The North Korean diplomat said Pyongyang's recent criticisms had been a reaction to unbridled American rhetoric, and that the current antagonism showed "the urgent necessity" for the summit.

"We have inwardly highly appreciated President Trump for having made the bold decision, which any other U.S. presidents dared not, and made efforts for such a crucial event as the summit," Kim Kye Gwan statement said.

"We even inwardly hoped that what is called 'Trump formula' would help clear both sides of their worries and comply with the requirements of our side and would be a wise way of substantial effect for settling the issue,” he said, without elaborating.

In a letter released by the White House on Thursday, Trump said “I was very much looking forward to being there with you. Sadly, based on the tremendous anger and open hostility displayed in your most recent statement, I feel it is inappropriate at this time to have this long-planned meeting."

The White House said Trump dictated the letter himself.

According to a senior administration officials other factors also led the president to cancel the summit, including poor communication, broken promises and the North Korean's failure to show up for a preparatory meeting in Singapore.

“We simply couldn’t get them to pick up the phone,” a White House senior official told reporters on Thursday.

The last straw, according to the White House, was an insult of U.S. Vice President Mike Pence earlier Thursday in a statement by North Korea’s vice foreign minister, Choe Son Hui. She called Pence a “political dummy” and warned — in rhetoric typical of that uttered by Pyongyang — of a nuclear confrontation. In his letter, Trump responded in kind, referencing U.S. nuclear capabilities “so massive and powerful that I pray to God they will never have to be used.”

Pentagon ready

The Pentagon said it is poised for any "provocative actions" by Pyongyang.

"We are in a boxer stance, we are ready to respond," Lt. Gen. Kenneth McKenzie, director of the U.S. military's Joint Staff, told reporters on Thursday.

Trump emphasized in his on-camera remarks that sanctions and “the maximum pressure campaign will continue” to be applied on North Korea while expressing hope Pyongyang’s leadership would decide to join the community of nations.

Trump’s letter caught allies by surprise.
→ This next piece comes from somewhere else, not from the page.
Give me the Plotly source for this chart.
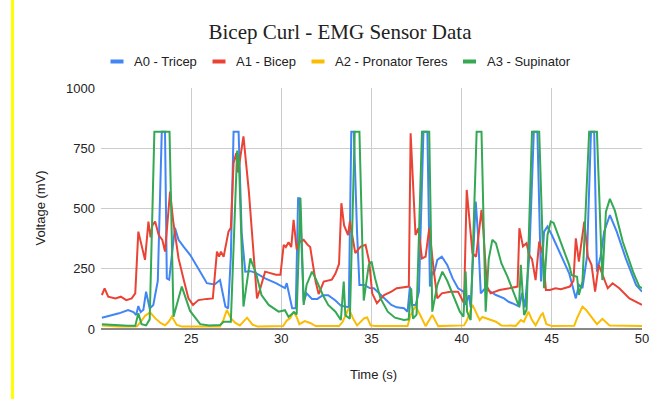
import plotly.graph_objects as go

# ---------------- data ----------------
a0_t = [20.05, 20.5, 21.0, 21.5, 21.8, 21.95, 22.07, 22.2, 22.35, 22.5, 22.7, 22.9, 23.15, 23.37, 23.55,
        23.65, 23.78, 24.1, 24.3, 24.6, 24.95, 25.5, 25.87, 26.3, 26.6, 26.9, 27.05, 27.2, 27.35, 27.63,
        27.8, 28.0, 28.3, 28.6, 29.1, 29.7, 30.2, 30.3, 30.6, 30.8, 30.93, 31.02, 31.24, 31.4, 31.7, 32.0,
        32.3, 32.6, 33.0, 33.3, 33.74, 33.88, 34.02, 34.2, 34.33, 34.6, 34.9, 35.13, 35.7, 36.1, 36.4,
        36.8, 37.0, 37.13, 37.25, 37.45, 37.63, 37.88, 38.1, 38.24, 38.35, 38.45, 38.65, 38.9, 39.2,
        39.5, 39.8, 40.1, 40.2, 40.4, 40.5, 40.78, 40.9, 41.06, 41.3, 41.6, 41.9, 42.35, 42.6, 42.8, 43.2,
        43.35, 43.5, 43.75, 44.0, 44.2, 44.4, 44.57, 44.76, 45.0, 45.4, 45.96, 46.33, 46.5, 46.7, 46.95,
        47.17, 47.35, 47.5, 47.7, 47.9, 48.22, 48.6, 49.1, 49.67, 50.0]
a0_v = [47, 55, 65, 79, 70, 58, 95, 70, 80, 155, 85, 100, 200, 818, 818,
        210, 205, 420, 370, 340, 307, 238, 190, 185, 203, 93, 85, 300, 818, 818,
        400, 238, 240, 232, 210, 190, 170, 190, 86, 86, 543, 543, 113, 148, 125, 125,
        140, 140, 118, 97, 90, 818, 818, 400, 183, 183, 170, 169, 127, 100, 90,
        86, 72, 176, 100, 100, 155, 818, 818, 176, 238, 225, 287, 300, 266,
        210, 169, 155, 100, 140, 90, 529, 400, 148, 169, 155, 141, 127, 113, 107, 93,
        150, 90, 300, 818, 818, 197, 404, 425, 390, 321, 231, 127, 183, 170, 300,
        818, 818, 238, 300, 404, 473, 404, 293, 183, 155]

a1_t = [20.05, 20.2, 20.4, 20.8, 21.1, 21.4, 21.7, 21.9, 22.07, 22.25, 22.44, 22.63, 22.75, 22.85, 23.0,
        23.2, 23.4, 23.55, 23.83, 24.0, 24.3, 24.6, 24.85, 25.1, 25.4, 25.87, 26.2, 26.43, 26.55, 26.65,
        26.8, 27.07, 27.2, 27.35, 27.5, 27.6, 27.9, 28.2, 28.46, 28.65, 28.8, 29.1, 29.7, 29.95, 30.13,
        30.25, 30.4, 30.55, 30.68, 30.85, 31.0, 31.24, 31.45, 31.6, 31.9, 32.07, 32.35, 32.8, 33.0, 33.2,
        33.33, 33.48, 33.7, 33.8, 34.1, 34.4, 34.67, 34.87, 35.04, 35.3, 35.7, 36.1, 36.4, 36.8, 37.07,
        37.17, 37.44, 37.6, 37.8, 38.0, 38.2, 38.46, 38.65, 38.9, 39.36, 39.8, 40.13, 40.28, 40.45, 40.6,
        40.8, 41.1, 41.2, 41.4, 41.6, 42.1, 42.65, 43.1, 43.2, 43.4, 43.6, 43.74, 43.9, 44.1, 44.3, 44.5,
        44.67, 44.9, 45.2, 45.5, 46.0, 46.2, 46.33, 46.5, 46.8, 47.0, 47.2, 47.4, 47.6, 47.9, 48.1, 48.37,
        48.74, 49.3, 50.0]
a1_v = [141, 169, 134, 127, 134, 120, 127, 148, 404, 349, 287, 446, 380, 430, 446,
        390, 370, 321, 570, 450, 293, 200, 127, 100, 120, 125, 127, 321, 300, 321,
        300, 404, 420, 688, 730, 650, 799, 570, 293, 127, 160, 238, 225, 225, 349,
        340, 360, 340, 453, 330, 360, 370, 350, 340, 197, 145, 197, 205, 230, 270,
        522, 430, 390, 447, 315, 342, 349, 280, 148, 107, 141, 155, 169, 172, 176,
        812, 390, 418, 293, 300, 418, 238, 127, 148, 155, 155, 107, 577, 420, 314,
        300, 494, 410, 176, 148, 162, 169, 176, 418, 343, 356, 307, 290, 203, 363, 307,
        162, 162, 169, 165, 176, 200, 376, 280, 446, 300, 266, 155, 266, 210, 169, 190,
        169, 127, 100]

a2_t = [20.05, 20.5, 21.0, 21.9, 22.0, 22.2, 22.45, 22.72, 23.0, 23.3, 23.55, 23.75, 23.93, 24.2, 24.5,
        26.6, 26.8, 26.98, 27.2, 27.45, 27.7, 28.1, 28.4, 28.7, 30.1, 30.3, 30.5, 30.68, 30.85, 31.0,
        31.3, 31.6, 31.9, 33.2, 33.4, 33.74, 34.0, 34.2, 34.4, 34.6, 34.76, 34.95, 35.2, 37.0, 37.17,
        37.44, 37.7, 38.0, 38.37, 38.7, 40.13, 40.3, 40.6, 40.8, 41.0, 41.15, 41.5, 41.9, 42.2, 43.0,
        43.28, 43.45, 43.7, 43.9, 44.1, 44.4, 44.5, 44.7, 45.0, 46.24, 46.4, 46.7, 46.9, 47.3, 47.5,
        47.8, 48.2, 50.0]
a2_v = [15, 12, 10, 10, 12, 30, 55, 69, 45, 25, 15, 30, 51, 17, 10,
        10, 40, 79, 45, 25, 15, 47, 18, 10, 12, 35, 45, 72, 50, 20,
        33, 25, 12, 12, 30, 86, 40, 15, 30, 45, 48, 15, 12, 12, 58,
        95, 58, 12, 58, 12, 15, 37, 100, 65, 37, 50, 40, 30, 15, 13,
        37, 30, 72, 37, 15, 58, 65, 20, 12, 13, 45, 93, 79, 37, 20,
        42, 15, 12]

a3_t = [20.05, 20.5, 21.0, 21.5, 21.9, 22.07, 22.25, 22.5, 22.7, 22.96, 23.8, 24.02, 24.48, 24.94, 25.5,
        26.0, 26.6, 26.8, 27.2, 27.55, 27.65, 27.9, 28.28, 28.6, 28.9, 29.3, 29.85, 30.2, 30.4, 30.7,
        30.85, 31.06, 31.24, 31.4, 31.7, 31.9, 32.3, 32.6, 33.0, 33.3, 33.46, 33.55, 33.8, 34.07, 34.33,
        34.57, 34.85, 35.0, 35.2, 35.5, 35.9, 36.3, 36.8, 37.06, 37.2, 37.3, 37.5, 37.8, 38.2, 38.37,
        38.65, 38.93, 39.2, 39.67, 39.9, 40.1, 40.22, 40.3, 40.5, 40.83, 41.1, 41.33, 41.5, 41.7, 41.9,
        42.2, 42.54, 42.9, 43.18, 43.28, 43.46, 43.6, 43.9, 44.3, 44.57, 44.76, 44.94, 45.1, 45.5, 45.96,
        46.1, 46.4, 46.5, 46.7, 47.07, 47.5, 47.8, 48.0, 48.22, 48.5, 48.93, 49.5, 49.85, 50.0]
a3_v = [20, 17, 14, 13, 13, 65, 20, 15, 40, 818, 818, 51, 176, 75, 20,
        15, 17, 30, 30, 740, 700, 93, 293, 230, 141, 100, 72, 78, 50, 70,
        60, 543, 100, 183, 238, 210, 141, 100, 72, 37, 197, 57, 43, 818, 818,
        118, 266, 280, 210, 127, 72, 47, 37, 40, 169, 43, 60, 818, 818, 72,
        183, 238, 200, 113, 72, 51, 238, 72, 37, 818, 818, 72, 290, 370, 356,
        273, 217, 148, 93, 266, 58, 80, 818, 818, 169, 390, 446, 440, 363, 266,
        223, 217, 141, 197, 818, 818, 203, 487, 540, 490, 363, 238, 176, 169]

series_names = ["A0 - Tricep", "A1 - Bicep", "A2 - Pronator Teres", "A3 - Supinator"]
series_colors = ["#4285F4", "#EA4335", "#FBBC04", "#34A853"]
x_ticks = [25, 30, 35, 40, 45, 50]
y_ticks = [0, 250, 500, 750, 1000]

# ---------------- figure ----------------
W, H = 661, 406
L, R, T, B = 101, 19, 88, 77
PW, PH = W - L - R, H - T - B


def px(x):
    return (x - L) / PW


def py(y):
    return (H - B - y) / PH


SANS = "Liberation Sans, Arial, sans-serif"

fig = go.Figure()
for (t, v), name, col in zip([(a0_t, a0_v), (a1_t, a1_v), (a2_t, a2_v), (a3_t, a3_v)],
                             series_names, series_colors):
    fig.add_trace(go.Scatter(x=t, y=v, mode="lines", name=name,
                             line=dict(color=col, width=2), showlegend=False))

shapes = []
annotations = []
# custom legend
legend_pos = [(110.5, 131.5), (212.5, 233.5), (311.5, 332.5), (463, 484.5)]
for (mx, tx), name, col in zip(legend_pos, series_names, series_colors):
    shapes.append(dict(type="line", xref="paper", yref="paper",
                       x0=px(mx), x1=px(mx + 13), y0=py(61.5), y1=py(61.5),
                       line=dict(color=col, width=4)))
    annotations.append(dict(text=name, xref="paper", yref="paper", x=px(tx), y=py(61.5),
                            xanchor="left", yanchor="middle", showarrow=False,
                            font=dict(family=SANS, size=13, color="#222222")))

# axis titles
annotations.append(dict(text="Voltage (mV)", xref="paper", yref="paper", x=px(40), y=py(208.5),
                        textangle=-90, xanchor="center", yanchor="middle", showarrow=False,
                        font=dict(family=SANS, size=13, color="#222222")))
annotations.append(dict(text="Time (s)", xref="paper", yref="paper", x=px(373), y=py(374),
                        xanchor="center", yanchor="middle", showarrow=False,
                        font=dict(family=SANS, size=13, color="#222222")))

# yellow vertical bar at left edge of the image
shapes.append(dict(type="line", xref="paper", yref="paper", x0=px(12.5), x1=px(12.5),
                   y0=py(0), y1=py(399), line=dict(color="#FFFF00", width=3)))

fig.update_layout(
    width=W, height=H, autosize=False,
    margin=dict(l=L, r=R, t=T, b=B, pad=0),
    paper_bgcolor="white", plot_bgcolor="white",
    title=dict(text="Bicep Curl - EMG Sensor Data", x=340 / W, xref="container", xanchor="center",
               y=1 - 32 / H, yref="container", yanchor="middle",
               font=dict(family="Liberation Serif, Times New Roman, serif", size=21, color="#222222")),
    xaxis=dict(range=[20, 50], tickvals=x_ticks, ticktext=[str(v) for v in x_ticks],
               showgrid=True, gridcolor="#CCCCCC", gridwidth=1, zeroline=False,
               showline=False, ticks="", tickfont=dict(family=SANS, size=13, color="#222222")),
    yaxis=dict(range=[0, 1000], tickvals=y_ticks, ticktext=[str(v) for v in y_ticks],
               showgrid=True, gridcolor="#CCCCCC", gridwidth=1, zeroline=True,
               zerolinecolor="#888888", zerolinewidth=1.5,
               showline=False, ticks="", ticklabelstandoff=5,
               tickfont=dict(family=SANS, size=13, color="#222222")),
    shapes=shapes, annotations=annotations,
)

fig.write_html("out.html")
The president did not call South Korean President Moon Jae-in or Japanese Prime Minister Shinzo Abe to inform them of it, White House officials confirmed.

Moon hastily convened a middle-of-the-night meeting of his top security officials before expressing “deep regret” over the summit’s cancelation, urging direct talks between Washington and Pyongyang and adding that denuclearization of the Korean peninsula should not be delayed.

North Korea had threatened to pull out of the unprecedented summit after U.S. officials advocated a so-called Libya model approach, which involved that African country’s total nuclear dismantlement before any concessions were granted.